La storia è ricca di donne spavalde, audaci, caparbie e ostinate che fecero della bicicletta un mezzo di emancipazione e di affermazione dei propri diritti, cosa le spingeva a ribellarsi alle regole dettate dagli uomini. Tante motivazioni furono diverse a seconda del luogo in cui abitavano, del ruolo sociale che rivestivano, dell’ambito familiare che poteva limitarle, incoraggiarle e lasciarle libere di agire. Andare in bicicletta oltre a suscitare le reazioni dei medici, degli igienisti e dei benpensanti, richiedeva, per le donne, un modo diverso di abbigliamento, una frattura notevole per le prime che osarono infrangere i divieti e le riprovazioni e che abbandonarono le lunghe gonne ingombranti e pericolose.

Da un articolo di Pasquale Coccia, 13 ottobre 2020: un excursus, che diventa voce unanime contro le donne in bicicletta, dal congresso medico italiano del 1897, dove gli uomini di scienza sostenevano che "il pedale poteva provocare la deformità del piede" fino alla Gazzetta Ciclistica che denuncia ai propri lettori come le donne in bicicletta "si mostrano senza vergogna per la città" giacché era consentito loro di andare in bicicletta solo nelle zone agresti.

Un esempio: Annie ‘Londonderry‘ Kopchovsky fu la prima donna a fare il giro del mondo in bicicletta, sfidando le proprie capacità fisiche, le esigue risorse economiche e i molti pregiudizi di un’epoca vittoriana. Vestita in perfetto stile vittoriano dell’epoca, con una lunga gonna nera, una camicia avvitata, blazer e cappellino in paglia, Annie partì con una bicicletta Columbia e nessun allenamento alle spalle. Solo determinazione e ambizione riuscirono a portare Mrs. Londonderry con la sua bicicletta di 19 kg fino a Chicago. Che se ne parlasse come un’eroina o come una truffatrice, il nome Mrs. Londonderry divenne famoso e ad ogni nuova destinazione la giovane veniva accolta come una celebrità. Non mancavano i disappunti, i pregiudizi, i commenti spregevoli nel vedere una donna in bicicletta compiere da sola un simile viaggio. Inoltre Annie, per motivi di praticità, aveva abbandonato le ingombranti gonne con cui era partita. A New York, pronta per imbarcarsi per il porto francese di Le Havre, Annie giunse in pantaloncini a palloncino e maglia di lana aderente. E sì anche il vestirsi in modo ritenuto sconveniente per una femmina aumentò la disapprovazione sociale.

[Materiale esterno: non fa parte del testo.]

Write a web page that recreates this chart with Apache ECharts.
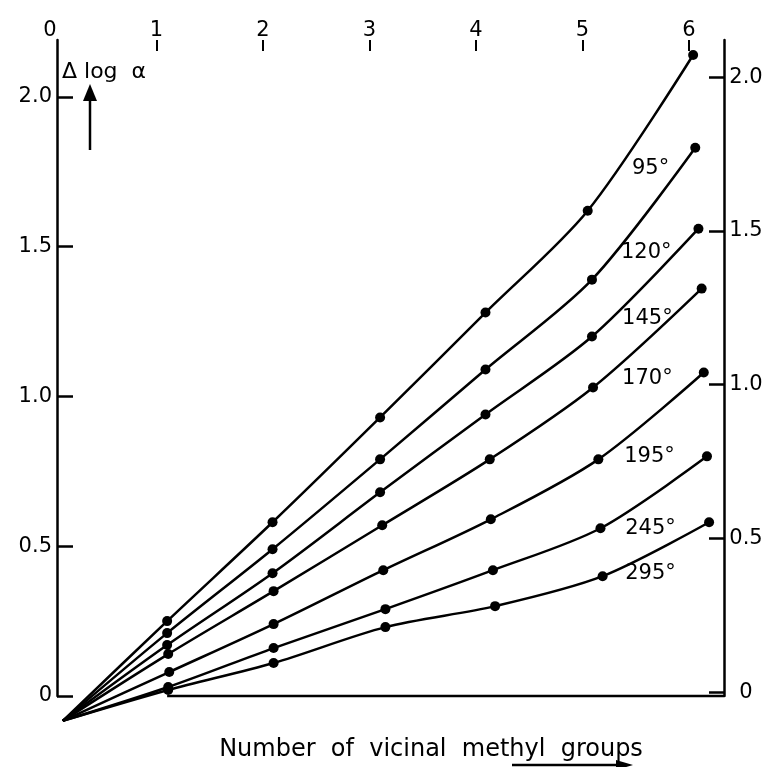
<!DOCTYPE html>
<html><head><meta charset="utf-8">
<script src="https://cdn.jsdelivr.net/npm/echarts@6/dist/echarts.min.js"></script>
<style>html,body{margin:0;padding:0;background:#fff}#c{width:768px;height:767px}</style>
</head><body><div id="c"></div>
<script>
// ---- data ----
const xTicks = [0, 1, 2, 3, 4, 5, 6];
const yTicks = [0, 0.5, 1.0, 1.5, 2.0];
const curveNames = ['95°', '120°', '145°', '170°', '195°', '245°', '295°'];
const origin = [0.12, -0.083];

const x95  = [1.10, 2.09, 3.10, 4.09, 5.05, 6.04];
const y95  = [0.25, 0.58, 0.93, 1.28, 1.62, 2.14];
const x120 = [1.10, 2.09, 3.10, 4.09, 5.09, 6.06];
const y120 = [0.21, 0.49, 0.79, 1.09, 1.39, 1.83];
const x145 = [1.10, 2.09, 3.10, 4.09, 5.09, 6.09];
const y145 = [0.17, 0.41, 0.68, 0.94, 1.20, 1.56];
const x170 = [1.11, 2.10, 3.12, 4.13, 5.10, 6.12];
const y170 = [0.14, 0.35, 0.57, 0.79, 1.03, 1.36];
const x195 = [1.12, 2.10, 3.13, 4.14, 5.15, 6.14];
const y195 = [0.08, 0.24, 0.42, 0.59, 0.79, 1.08];
const x245 = [1.11, 2.10, 3.15, 4.16, 5.17, 6.17];
const y245 = [0.03, 0.16, 0.29, 0.42, 0.56, 0.80];
const x295 = [1.11, 2.10, 3.15, 4.18, 5.19, 6.19];
const y295 = [0.02, 0.11, 0.23, 0.30, 0.40, 0.58];

// curve label anchors (data units)
const labelX = [5.64, 5.60, 5.61, 5.61, 5.63, 5.64, 5.64];
const labelY = [1.76, 1.48, 1.26, 1.06, 0.80, 0.56, 0.41];

// ---- chart ----
const FONT = 'DejaVu Sans';
const xMax = 6.33;
const yMaxLeft = 2.19;
const rightMin = -0.0127, rightMax = 2.1206;

const xsAll = [x95, x120, x145, x170, x195, x245, x295];
const ysAll = [y95, y120, y145, y170, y195, y245, y295];

const series = curveNames.map((name, i) => ({
  type: 'line', name: name, xAxisIndex: 0, yAxisIndex: 0,
  clip: false, smooth: 0.3, silent: true, animation: false,
  symbol: 'circle', symbolSize: 10, showSymbol: true,
  lineStyle: { color: '#000', width: 2.5 },
  itemStyle: { color: '#000' },
  data: [{ value: origin, symbol: 'none' }].concat(xsAll[i].map((x, j) => [x, ysAll[i][j]])),
  markPoint: {
    symbol: 'rect', symbolSize: 1, silent: true,
    itemStyle: { color: 'rgba(0,0,0,0)' },
    label: { show: true, position: 'inside', formatter: name, color: '#000', fontSize: 21, fontFamily: FONT },
    data: [{ coord: [labelX[i], labelY[i]] }]
  }
}));

// base line along y = 0 from the first measured point to the right axis
series.push({
  type: 'line', silent: true, animation: false, symbol: 'none', clip: false,
  lineStyle: { color: '#000', width: 2.5 },
  data: [[x95[0], 0], [xMax, 0]]
});

const fmt = v => (v === 0 ? '0' : v.toFixed(1));

const chart = echarts.init(document.getElementById('c'));
chart.setOption({
  backgroundColor: '#fff',
  animation: false,
  grid: { left: 50, right: 44, top: 40, bottom: 71, containLabel: false },
  xAxis: [{
    type: 'value', position: 'top', min: 0, max: xMax,
    axisLine: { show: false, onZero: false },
    axisTick: { show: true, inside: true, length: 11, customValues: xTicks.slice(1), lineStyle: { color: '#000', width: 2 } },
    axisLabel: { show: true, customValues: xTicks, margin: -1, color: '#000', fontSize: 21, fontFamily: FONT },
    splitLine: { show: false }
  }],
  yAxis: [{
    type: 'value', position: 'left', min: 0, max: yMaxLeft, offset: -7,
    axisLine: { show: true, onZero: false, lineStyle: { color: '#000', width: 2.5 } },
    axisTick: { show: true, inside: true, length: 16, customValues: yTicks, lineStyle: { color: '#000', width: 2.5 } },
    axisLabel: { show: true, customValues: yTicks, margin: 5, color: '#000', fontSize: 21, fontFamily: FONT, formatter: fmt },
    splitLine: { show: false }
  }, {
    type: 'value', position: 'right', min: rightMin, max: rightMax,
    axisLine: { show: true, onZero: false, lineStyle: { color: '#000', width: 2.5 } },
    axisTick: { show: true, inside: true, length: 15, customValues: yTicks, lineStyle: { color: '#000', width: 2.5 } },
    axisLabel: { show: true, customValues: yTicks, margin: 22, align: 'center', color: '#000', fontSize: 21, fontFamily: FONT, formatter: fmt },
    splitLine: { show: false }
  }],
  series: series,
  graphic: [
    { type: 'text', left: 62, top: 61, style: { text: 'Δ log  α', fill: '#000', font: '22px "DejaVu Sans"' } },
    { type: 'line', shape: { x1: 90, y1: 150, x2: 90, y2: 96 }, style: { stroke: '#000', lineWidth: 2.5 } },
    { type: 'polygon', shape: { points: [[83, 101], [97, 101], [90, 84]] }, style: { fill: '#000' } },
    { type: 'text', x: 431, y: 750, style: { text: 'Number  of  vicinal  methyl  groups', fill: '#000', font: '24px "DejaVu Sans"', textAlign: 'center', textVerticalAlign: 'middle' } },
    { type: 'line', shape: { x1: 512, y1: 765, x2: 622, y2: 765 }, style: { stroke: '#000', lineWidth: 2.5 } },
    { type: 'polygon', shape: { points: [[616, 760], [633, 765], [616, 770]] }, style: { fill: '#000' } }
  ]
});
</script>
</body></html>
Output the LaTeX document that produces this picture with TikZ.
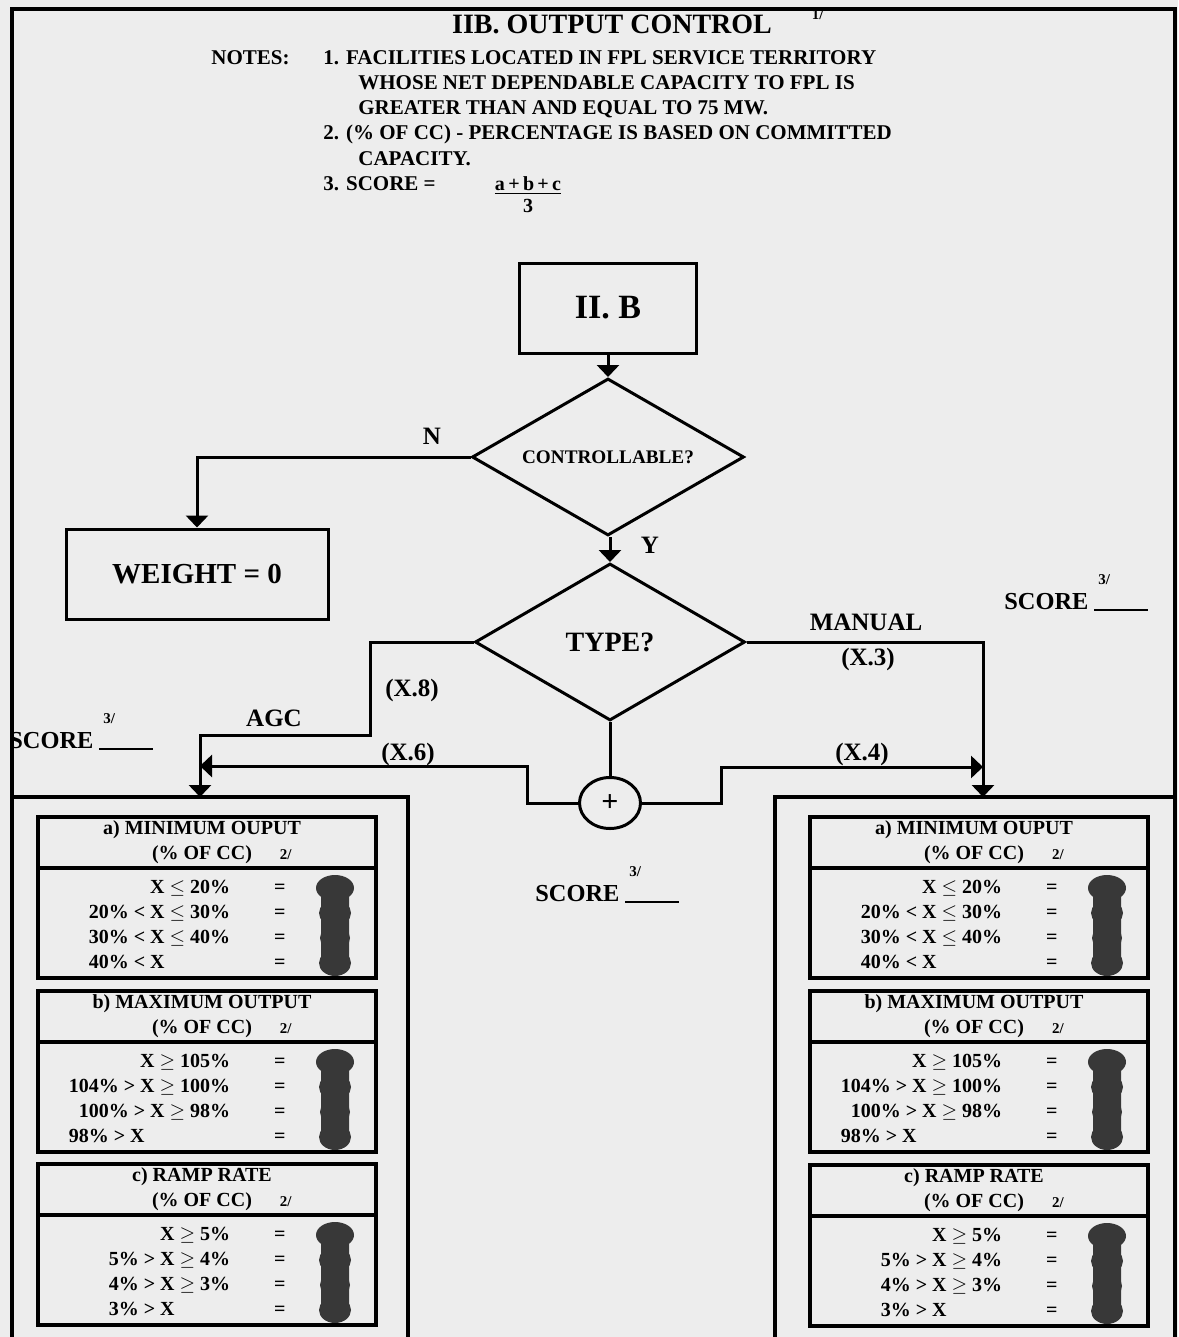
\documentclass[tikz,border=0pt]{standalone}
\usepackage{fontspec}
\setmainfont{Liberation Serif}
\usetikzlibrary{shapes.geometric,arrows.meta}

\newcommand{\fsz}[2]{\fontsize{#1}{#2}\selectfont\bfseries}
\newcommand{\scoreblank}{SCORE\hspace{3pt}\rlap{\hspace{2pt}\raisebox{2.2ex}{\fsz{7.5}{8}3/}}\rule[-1pt]{27pt}{0.9pt}}
\newcommand{\lastrow}[1]{\multicolumn{1}{@{}l@{\hspace{22pt}}}{#1}}

\tikzset{
  box/.style={draw,line width=1.5pt,inner sep=0pt},
  decide/.style={diamond,draw,line width=1.5pt,aspect=1.7,inner sep=1pt},
  flow/.style={line width=1.5pt,-{Triangle[width=11pt,length=6pt]}},
  link/.style={line width=1.5pt},
  frame/.style={line width=1.6pt},
  lbl/.style={inner sep=0pt,font=\fsz{12.5}{14}},
  ink/.style={fill=black!78},
}

% one criterion table: name, left, top, heading, rows
\newcommand{\critbox}[5]{%
  \draw[frame] (#2,#3) rectangle ++(338,161);
  \draw[frame] (#2,#3+51) -- ++(338,0);
  \node[font=\fsz{10}{12.5},align=center,inner sep=0pt] (#1h) at (#2+164,#3+25)
    {#4\\(\% OF CC)\rlap{\hspace{14pt}\fsz{7.5}{8}2/}};
  \node[font=\fsz{10}{12.5},inner sep=0pt,anchor=north east] (#1r) at (#2+248,#3+59)
    {\begin{tabular}{@{}r@{\hspace{22pt}}c@{}}#5\end{tabular}};
  \fill[ink,rounded corners=5pt] (#2+283,#3+62) rectangle (#2+311,#3+156);
  \foreach \k/\w in {0/19,1/16,2/15,3/16}
    \fill[ink] (#2+297,#3+71+25*\k) ellipse [x radius=\w, y radius=13];
}

\begin{document}
\begin{tikzpicture}[x=0.5pt,y=-0.5pt,font=\bfseries]
\useasboundingbox (0,0) rectangle (1178,1337);
\fill[black!7] (0,0) rectangle (1178,1337);

% frame and the two score panels
\draw[frame] (12,1337) -- (12,9) -- (1175,9) -- (1175,1337);
\draw[frame] (12,797) -- (408,797) -- (408,1337);
\draw[frame] (775,1337) -- (775,797) -- (1175,797);

% heading and notes
\node[font=\fsz{14}{16},inner sep=0pt] (title) at (612,22)
  {IIB. OUTPUT CONTROL\rlap{\hspace{20pt}\raisebox{1.1ex}{\fsz{7.5}{8}1/}}};
\node[font=\fsz{10.5}{12.5},anchor=west,inner sep=0pt] (notehd) at (211,58) {NOTES:};
\node[font=\fsz{10.5}{12.6},anchor=north west,align=left,inner sep=0pt] (notes) at (323,50)
  {1. FACILITIES LOCATED IN FPL SERVICE TERRITORY\\
   \hspace*{17.5pt}WHOSE NET DEPENDABLE CAPACITY TO FPL IS\\
   \hspace*{17.5pt}GREATER THAN AND EQUAL TO 75 MW.\\
   2. (\% OF CC) - PERCENTAGE IS BASED ON COMMITTED\\
   \hspace*{17.5pt}CAPACITY.\\
   3. SCORE =};
\node[font=\fsz{10}{11},align=center,inner sep=0pt] (frac) at (528,195)
  {\underline{a\,+\,b\,+\,c}\\3};

% flow chart
\node[box,minimum width=88.5pt,minimum height=45pt,font=\fsz{17}{20}] (iib) at (608,308) {II. B};
\node[decide,minimum width=136pt,minimum height=78.5pt,font=\fsz{9.6}{11}] (ctrl) at (608,457) {CONTROLLABLE?};
\node[box,minimum width=131pt,minimum height=45pt,font=\fsz{14.5}{16}] (wgt) at (197,574) {WEIGHT = 0};
\node[decide,minimum width=135pt,minimum height=78.5pt,font=\fsz{14}{16}] (type) at (610,642) {TYPE?};
\node[ellipse,draw,line width=1.5pt,minimum width=30.5pt,minimum height=25.5pt,inner sep=0pt,font=\fsz{15}{16}] (sum) at (610,803) {+};

\coordinate (agcbend) at (370,735);
\coordinate (lin) at (200,797);
\coordinate (rin) at (983,797);
\coordinate (lstep) at (527,766);
\coordinate (ljoin) at (200,766);
\coordinate (rstep) at (721,767);
\coordinate (rjoin) at (983,767);

\draw[flow] (iib) -- (iib |- ctrl.north);
\draw[flow] (ctrl.west) -| (wgt.north);
\draw[flow] (ctrl.south -| type) -- (type.north);
\draw[flow] (type.west) -| (agcbend) -| (lin);
\draw[flow] (type.east) -| (rin);
\draw[link] (type.south) -- (sum.north);
\draw[flow] (sum.west) -| (lstep) -- (ljoin);
\draw[flow] (sum.east) -| (rstep) -- (rjoin);

\node[lbl] (nlbl) at (432,436) {N};
\node[lbl] (ylbl) at (650,545) {Y};
\node[lbl] (x8) at (412,690) {(X.8)};
\node[lbl] (agc) at (274,718) {AGC};
\node[lbl] (manual) at (866,622) {MANUAL};
\node[lbl] (x3) at (868,659) {(X.3)};
\node[lbl] (x6) at (408,754) {(X.6)};
\node[lbl] (x4) at (862,754) {(X.4)};

\node[font=\fsz{12.2}{14},anchor=base west,inner sep=0pt] (scoreL) at (9,748) {\scoreblank};
\node[font=\fsz{12.2}{14},anchor=base west,inner sep=0pt] (scoreR) at (1004,609) {\scoreblank};
\node[font=\fsz{12.2}{14},anchor=base west,inner sep=0pt] (scoreM) at (535,901) {\scoreblank};

% criteria, AGC side
\critbox{la}{38}{817}{a) MINIMUM OUPUT}
  {X $\le$ 20\% & =\\ 20\% < X $\le$ 30\% & =\\ 30\% < X $\le$ 40\% & =\\ \lastrow{40\% < X} & =}
\critbox{lb}{38}{991}{b) MAXIMUM OUTPUT}
  {X $\ge$ 105\% & =\\ 104\% > X $\ge$ 100\% & =\\ 100\% > X $\ge$ 98\% & =\\ \lastrow{98\% > X} & =}
\critbox{lc}{38}{1164}{c) RAMP RATE}
  {X $\ge$ 5\% & =\\ 5\% > X $\ge$ 4\% & =\\ 4\% > X $\ge$ 3\% & =\\ \lastrow{3\% > X} & =}
% criteria, manual side
\critbox{ra}{810}{817}{a) MINIMUM OUPUT}
  {X $\le$ 20\% & =\\ 20\% < X $\le$ 30\% & =\\ 30\% < X $\le$ 40\% & =\\ \lastrow{40\% < X} & =}
\critbox{rb}{810}{991}{b) MAXIMUM OUTPUT}
  {X $\ge$ 105\% & =\\ 104\% > X $\ge$ 100\% & =\\ 100\% > X $\ge$ 98\% & =\\ \lastrow{98\% > X} & =}
\critbox{rc}{810}{1165}{c) RAMP RATE}
  {X $\ge$ 5\% & =\\ 5\% > X $\ge$ 4\% & =\\ 4\% > X $\ge$ 3\% & =\\ \lastrow{3\% > X} & =}
\end{tikzpicture}
\end{document}
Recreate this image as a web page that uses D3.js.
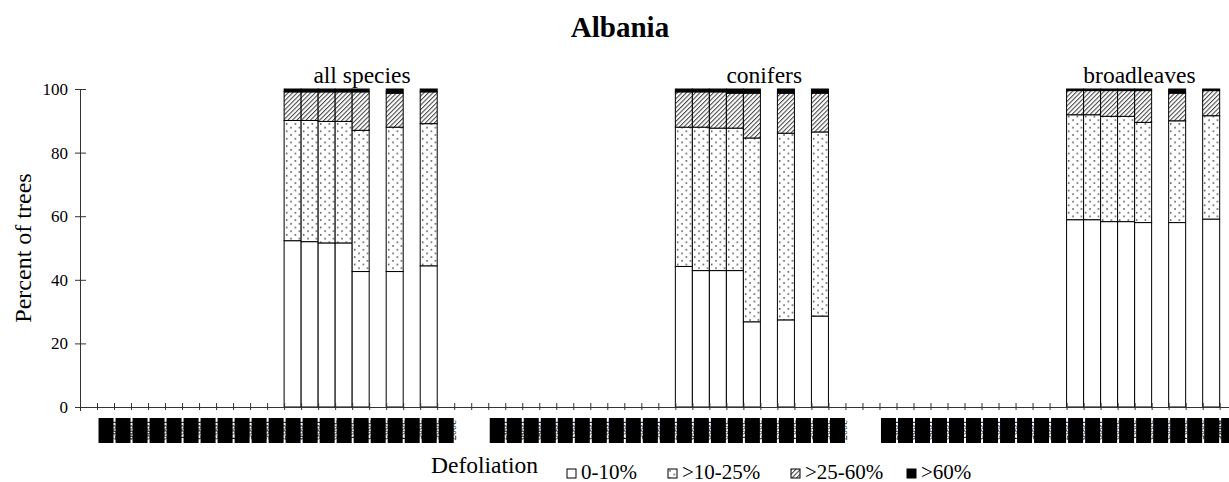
<!DOCTYPE html>
<html>
<head>
<meta charset="utf-8">
<script src="https://d3js.org/d3.v7.min.js"></script>
<style>
body { margin: 0; background: #fff; }
svg { font-family: "Liberation Serif", "Times New Roman", serif; }
.axis path { stroke: #333; }
.axis line { stroke: #333; }
.axis text { font-family: "Liberation Serif", serif; font-size: 17px; fill: #000; }
</style>
</head>
<body>
<svg width="1229" height="482"></svg>
<script>

// categories
var groups = ["all species", "conifers", "broadleaves"];
var years = [1987, 1988, 1989, 1990, 1991, 1992, 1993, 1994, 1995, 1996, 1997,
             1998, 1999, 2000, 2001, 2002, 2003, 2004, 2005, 2006, 2007];
var surveyYears = [1998, 1999, 2000, 2001, 2002, 2004, 2006];
var classes = ["0-10%", ">10-25%", ">25-60%", ">60%"];
var yTicks = [0, 20, 40, 60, 80, 100];

// percent of trees per defoliation class, one row per survey year
var allSpecies = [
  [52.3, 37.8, 9.0, 0.9],
  [52.0, 38.1, 9.0, 0.9],
  [51.6, 38.2, 9.3, 0.9],
  [51.6, 38.2, 9.3, 0.9],
  [42.6, 44.4, 12.1, 0.9],
  [42.6, 45.4, 10.7, 1.3],
  [44.4, 44.7, 10.0, 0.9]
];
var conifers = [
  [44.2, 43.8, 11.1, 0.9],
  [42.9, 45.1, 11.1, 0.9],
  [42.9, 44.8, 11.4, 0.9],
  [42.9, 44.8, 11.0, 1.3],
  [26.8, 57.8, 14.1, 1.3],
  [27.4, 58.7, 12.6, 1.3],
  [28.6, 57.9, 12.2, 1.3]
];
var broadleaves = [
  [58.9, 33.0, 7.6, 0.5],
  [58.9, 33.0, 7.6, 0.5],
  [58.3, 33.1, 8.1, 0.5],
  [58.3, 33.1, 8.1, 0.5],
  [58.0, 31.5, 10.0, 0.5],
  [58.0, 32.0, 8.7, 1.3],
  [59.1, 32.5, 7.9, 0.5]
];
var groupValues = [allSpecies, conifers, broadleaves];

var svg = d3.select("svg"),
    W = +svg.attr("width"),
    margin = {top: 89, left: 80, bottom: 407},
    step = 17.01;

// one empty slot before and after the years of every group
var slots = [];
groups.forEach(function(g) {
  slots.push(g + "|a");
  years.forEach(function(yr) { slots.push(g + "|" + yr); });
  slots.push(g + "|b");
});

var x = d3.scaleBand()
    .domain(slots)
    .range([margin.left, margin.left + slots.length * step])
    .paddingInner(0).paddingOuter(0);

var xSlot = d3.scaleLinear()
    .domain([0, slots.length])
    .range(x.range());

var y = d3.scaleLinear()
    .domain([0, 100])
    .range([margin.bottom, margin.top]);

// patterns
var defs = svg.append("defs");
var dots = defs.append("pattern")
    .attr("id", "dots").attr("patternUnits", "userSpaceOnUse")
    .attr("width", 8.5).attr("height", 7.4);
dots.append("rect").attr("width", 8.5).attr("height", 7.4).attr("fill", "#fff");
dots.append("circle").attr("cx", 2).attr("cy", 1.8).attr("r", 0.8).attr("fill", "#333");
dots.append("circle").attr("cx", 6.3).attr("cy", 5.5).attr("r", 0.8).attr("fill", "#333");

var hatch = defs.append("pattern")
    .attr("id", "hatch").attr("patternUnits", "userSpaceOnUse")
    .attr("width", 3.2).attr("height", 3.2)
    .attr("patternTransform", "rotate(45)");
hatch.append("rect").attr("width", 3.2).attr("height", 3.2).attr("fill", "#fff");
hatch.append("line").attr("x1", 0.5).attr("y1", 0).attr("x2", 0.5).attr("y2", 3.2)
    .attr("stroke", "#444").attr("stroke-width", 1.1);

var fills = d3.scaleOrdinal()
    .domain(classes)
    .range(["#fff", "url(#dots)", "url(#hatch)", "#000"]);

// bars
var stack = d3.stack().keys(d3.range(classes.length));

groups.forEach(function(g, gi) {
  var rows = groupValues[gi];
  var series = stack(rows);
  var layer = svg.append("g").selectAll("g")
    .data(series)
    .enter().append("g")
    .attr("fill", function(d) { return fills(classes[d.key]); });

  layer.selectAll("rect")
    .data(function(d) { return d; })
    .enter().append("rect")
    .attr("x", function(d, i) { return x(g + "|" + surveyYears[i]); })
    .attr("width", x.bandwidth())
    .attr("y", function(d) { return y(d[1]); })
    .attr("height", function(d) { return y(d[0]) - y(d[1]); })
    .attr("stroke", "#000")
    .attr("stroke-width", 1);
});

// x axis, ticks between slots crossing the line
var xAxis = svg.append("g")
    .attr("class", "axis")
    .attr("transform", "translate(0," + y(0) + ")")
    .call(d3.axisBottom(xSlot)
      .tickValues(d3.range(slots.length + 1))
      .tickFormat("")
      .tickSizeOuter(0)
      .tickSize(4));
xAxis.selectAll(".tick line").attr("y1", -4).attr("y2", 3);

// y axis
var yAxis = svg.append("g")
    .attr("class", "axis")
    .attr("transform", "translate(" + margin.left + ",0)")
    .call(d3.axisLeft(y)
      .tickValues(yTicks)
      .tickSizeOuter(0)
      .tickSize(5)
      .tickPadding(7));
yAxis.selectAll(".tick line").attr("x1", -5).attr("x2", 6);

// year labels under the axis, drawn as solid black blocks
var labelRow = svg.append("g");
groups.forEach(function(g) {
  var cell = labelRow.selectAll(null)
    .data(years)
    .enter().append("g")
    .attr("transform", function(d) { return "translate(" + (x(g + "|" + d) + x.bandwidth() / 2) + ",418)"; });
  cell.append("rect")
    .attr("x", -x.bandwidth() / 2 + 1.5)
    .attr("width", x.bandwidth() - 2)
    .attr("height", 25)
    .attr("fill", "#000");
  cell.append("text")
    .attr("transform", function(d) {
      // keep the label inside the page when its block runs off the right edge
      var cx = x(g + "|" + d) + x.bandwidth() / 2;
      var over = Math.max(0, cx + 13 - W);
      return "translate(" + (-over) + ",0) rotate(90)";
    })
    .attr("x", 2)
    .attr("y", -3)
    .attr("font-size", 10)
    .attr("fill", "#000")
    .text(function(d) { return d; });
});

// group labels
var labelShift = [282, 293, 277];
svg.append("g").selectAll("text")
  .data(groups)
  .enter().append("text")
  .attr("x", function(d, i) { return x(d + "|a") + labelShift[i]; })
  .attr("y", 83)
  .attr("text-anchor", "middle")
  .attr("font-size", 23.5)
  .text(function(d) { return d; });

// title
svg.append("text")
  .attr("x", 620)
  .attr("y", 37)
  .attr("text-anchor", "middle")
  .attr("font-size", 29)
  .attr("font-weight", "bold")
  .text("Albania");

// y axis title
svg.append("text")
  .attr("transform", "translate(31," + (y(50)) + ") rotate(-90)")
  .attr("text-anchor", "middle")
  .attr("font-size", 24)
  .text("Percent of trees");

// legend
svg.append("text")
  .attr("x", 431)
  .attr("y", 473)
  .attr("font-size", 23.5)
  .text("Defoliation");

var legendX = [567, 668, 791, 907];
var leg = svg.append("g").selectAll("g")
  .data(classes)
  .enter().append("g")
  .attr("transform", function(d, i) { return "translate(" + legendX[i] + ",469)"; });
leg.append("rect")
  .attr("width", 9).attr("height", 9)
  .attr("fill", function(d) { return fills(d); })
  .attr("stroke", "#000").attr("stroke-width", 1);
leg.append("text")
  .attr("x", 14)
  .attr("y", 9.5)
  .attr("font-size", 21)
  .text(function(d) { return d; });

</script>
</body>
</html>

Tra le tante “avventurose” (perché furono veramente tante trascurate dalla storia) una in particolare assomma nel suo percorso di vita le motivazioni basilari comuni: Alfonsina Morini Strada, (n.1891 Riolo di Castelfranco Emilia) donna di bassa estrazione sociale, dotata di un forte senso pratico maturato con la necessità della sopravvivenza, incurante degli stereotipi sociali e dotata di una grande passione che nessuno e niente riuscì a spegnere e che partecipò al Giro d’Italia nel 1924.